South Africa cuts funding to struggling SAA

A South African Airways (SAA) aircraft is seen parked on the tarmac at Cape Town International Airport in Cape Town, South Africa, November 14, 2019. REUTERS

The South African government told specialists appointed to try to save struggling carrier South African Airways (SAA) that it was not able to give additional funds for rescue efforts.

FILE PHOTO: Passengers board a South African Airways plane at the Port Elizabeth International Airport in the Eastern Cape province, South Africa, September 30, 2018. REUTERS

State-owned SAA entered a form of bankruptcy protection in December and is fighting for its survival after suspending a large number of domestic and international flights over the global coronavirus pandemic.

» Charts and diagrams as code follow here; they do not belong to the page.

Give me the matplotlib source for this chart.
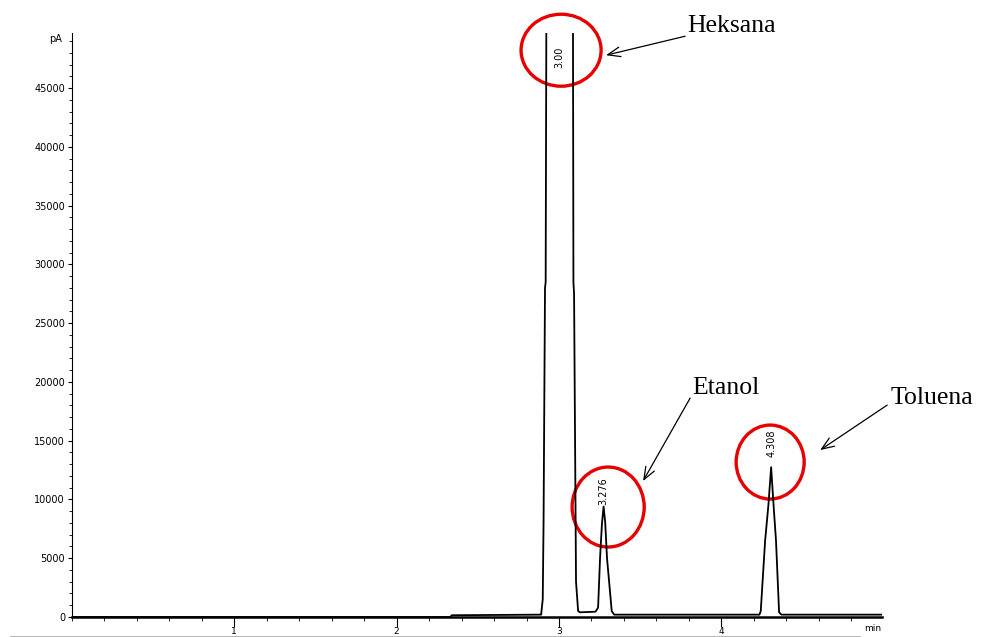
import numpy as np
import matplotlib.pyplot as plt
from matplotlib.patches import Ellipse
from matplotlib.ticker import MultipleLocator

# chromatogram vertices (time in min, signal in pA)
time_min = [0.0, 2.33, 2.34, 2.89, 2.90, 2.905, 2.914, 2.918, 2.924, 3.085,
            3.089, 3.093, 3.105, 3.118, 3.13, 3.225, 3.241, 3.253, 3.265,
            3.275, 3.285, 3.296, 3.325, 3.34, 4.235, 4.243, 4.27, 4.29,
            4.307, 4.322, 4.337, 4.356, 4.37, 5.0]
signal_pa = [0, 0, 150, 200, 1500, 8000, 28000, 28500, 60000, 60000,
             28500, 27500, 3000, 500, 400, 450, 800, 5000, 8000,
             9400, 8000, 5000, 500, 200, 200, 500, 6500, 9500,
             12750, 9500, 6500, 400, 200, 200]

peak_labels = ['3.00', '3.276', '4.308']
peak_label_t = [3.00, 3.276, 4.307]
peak_label_y = [47600, 10700, 14800]

compounds = ['Heksana', 'Etanol', 'Toluena']
circle_t = [3.013, 3.303, 4.301]
circle_y = [48235, 9358, 13186]
circle_w = [0.493, 0.444, 0.419]
circle_h = [6125, 6806, 6295]
text_xy = [(3.789, 50276), (3.820, 19480), (5.04, 18630)]
arrow_tail = [(3.777, 49425), (3.808, 18630), (5.022, 18035)]
arrow_head = [(3.290, 47810), (3.518, 11570), (4.609, 14207)]

fig = plt.figure(figsize=(9.92, 6.37), dpi=100)
ax = fig.add_axes([72 / 992, 1 - 617 / 637, (882 - 72) / 992, (617 - 33) / 637])

ax.plot(time_min, signal_pa, color='black', linewidth=1.3)

ax.set_xlim(0, 4.99)
ax.set_ylim(0, 49700)
ax.spines['top'].set_visible(False)
ax.spines['right'].set_visible(False)
ax.spines['left'].set_linewidth(0.8)
ax.spines['bottom'].set_linewidth(1.8)

ax.set_xticks([1, 2, 3, 4])
ax.xaxis.set_minor_locator(MultipleLocator(0.2))
ax.yaxis.set_major_locator(MultipleLocator(5000))
ax.yaxis.set_minor_locator(MultipleLocator(1000))
ax.tick_params(axis='both', labelsize=7, width=0.8, pad=2)
ax.tick_params(axis='x', which='major', length=7, labelsize=6.5, pad=0.5)
ax.tick_params(axis='x', which='minor', length=3)
ax.tick_params(axis='y', which='major', length=3)
ax.tick_params(axis='y', which='minor', length=2)

ax.text(-0.012, 0.99, 'pA', transform=ax.transAxes, ha='right', va='center', fontsize=7)
ax.text(4.93, -1000, 'min', ha='center', va='center', fontsize=6.5, clip_on=False)

for lab, t, y in zip(peak_labels, peak_label_t, peak_label_y):
    ax.text(t, y, lab, rotation=90, ha='center', va='center', fontsize=7)

for i, name in enumerate(compounds):
    ax.add_patch(Ellipse((circle_t[i], circle_y[i]), circle_w[i], circle_h[i],
                         fill=False, edgecolor='#e60000', linewidth=2.4, clip_on=False))
    ax.annotate('', xy=arrow_head[i], xytext=arrow_tail[i], annotation_clip=False,
                arrowprops=dict(arrowstyle='->,head_length=0.9,head_width=0.35',
                                color='black', lw=0.9, shrinkA=0, shrinkB=0))
    ax.text(text_xy[i][0], text_xy[i][1], name, fontsize=18.5, family='Liberation Serif',
            ha='left', va='center', clip_on=False)

# thin frame line under the axis
fig.add_artist(plt.Line2D([10 / 992, 860 / 992], [1.0 / 637, 1.0 / 637],
                          color='#aaaaaa', linewidth=0.6))

fig.savefig('out.png', dpi=100)
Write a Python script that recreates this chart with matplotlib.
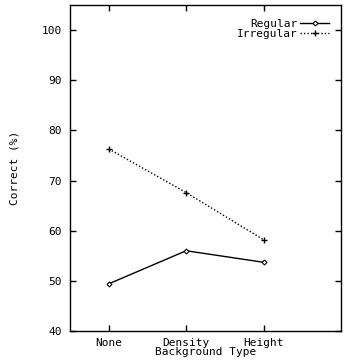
import matplotlib
matplotlib.use("Agg")
import matplotlib.pyplot as plt

categories = ["None", "Density", "Height"]
regular = [49.4, 56.0, 53.7]
irregular = [76.3, 67.6, 58.2]
yticks = [40, 50, 60, 70, 80, 90, 100]

plt.rcParams["font.family"] = "DejaVu Sans Mono"
plt.rcParams["font.size"] = 8

fig = plt.figure(figsize=(3.6, 3.6), dpi=100)
ax = fig.add_axes([70 / 360, 29 / 360, 271 / 360, 326 / 360])

x = list(range(1, len(categories) + 1))
ax.plot(x, regular, color="black", lw=1.0, marker="D", markersize=2.5,
        markerfacecolor="white", markeredgewidth=0.8, label="Regular")
ax.plot(x, irregular, color="black", lw=1.0, ls=(0, (1, 1.5)), marker="+",
        markersize=5, markeredgewidth=1.0, label="Irregular")

ax.set_xlim(0.5, 4)
ax.set_ylim(40, 105)
ax.set_xticks(x)
ax.set_xticklabels(categories)
ax.set_yticks(yticks)
ax.tick_params(direction="in", top=True, right=True, length=4.5, width=1)
ax.tick_params(axis="y", pad=6)
ax.tick_params(axis="x", pad=5)
for s in ax.spines.values():
    s.set_linewidth(1)

ax.set_xlabel("Background Type", labelpad=-1)
ax.set_ylabel("Correct (%)", labelpad=16)

ax.legend(loc="upper right", bbox_to_anchor=(0.997, 0.992), frameon=False,
          markerfirst=False, handlelength=2.6, handletextpad=0.2,
          labelspacing=0.0, borderaxespad=0.6)

fig.savefig("out.png", dpi=100)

SAA’s business rescue team said in a letter to affected parties on Tuesday: “On 14 April 2020, the business rescue practitioners received a response from government … that government is unable to provide additional funding to sustain the business rescue process.”

“Neither will lending guarantees be provided in respect of the business rescue process,” the letter from rescue experts Les Matuson and Siviwe Dongwana added, saying they were still assessing the impact of the development on the business rescue process.

SAA, which has not turned a profit since 2011, has been a consistent drain on public resources in a country with huge poverty and unemployment.

It has received more than 20 billion rand ($1.1 billion) in bailouts in the past three years.

The public enterprises ministry said in a statement it was still exploring options for SAA.

A copy of Finance Minister Tito Mboweni’s speaking notes, circulated by the National Treasury during a briefing earlier on Tuesday, said part of the government’s fiscal response to the COVID-19 crisis included closing SAA.

Mboweni declined to elaborate when questioned by reporters.

SAA’s rescue practitioners have been consulting trade unions for weeks on potential job cuts.

Last month they warned that without drastic measures the airline’s “situation will deteriorate to such an extent that it will threaten the very likelihood of the company being rescued.”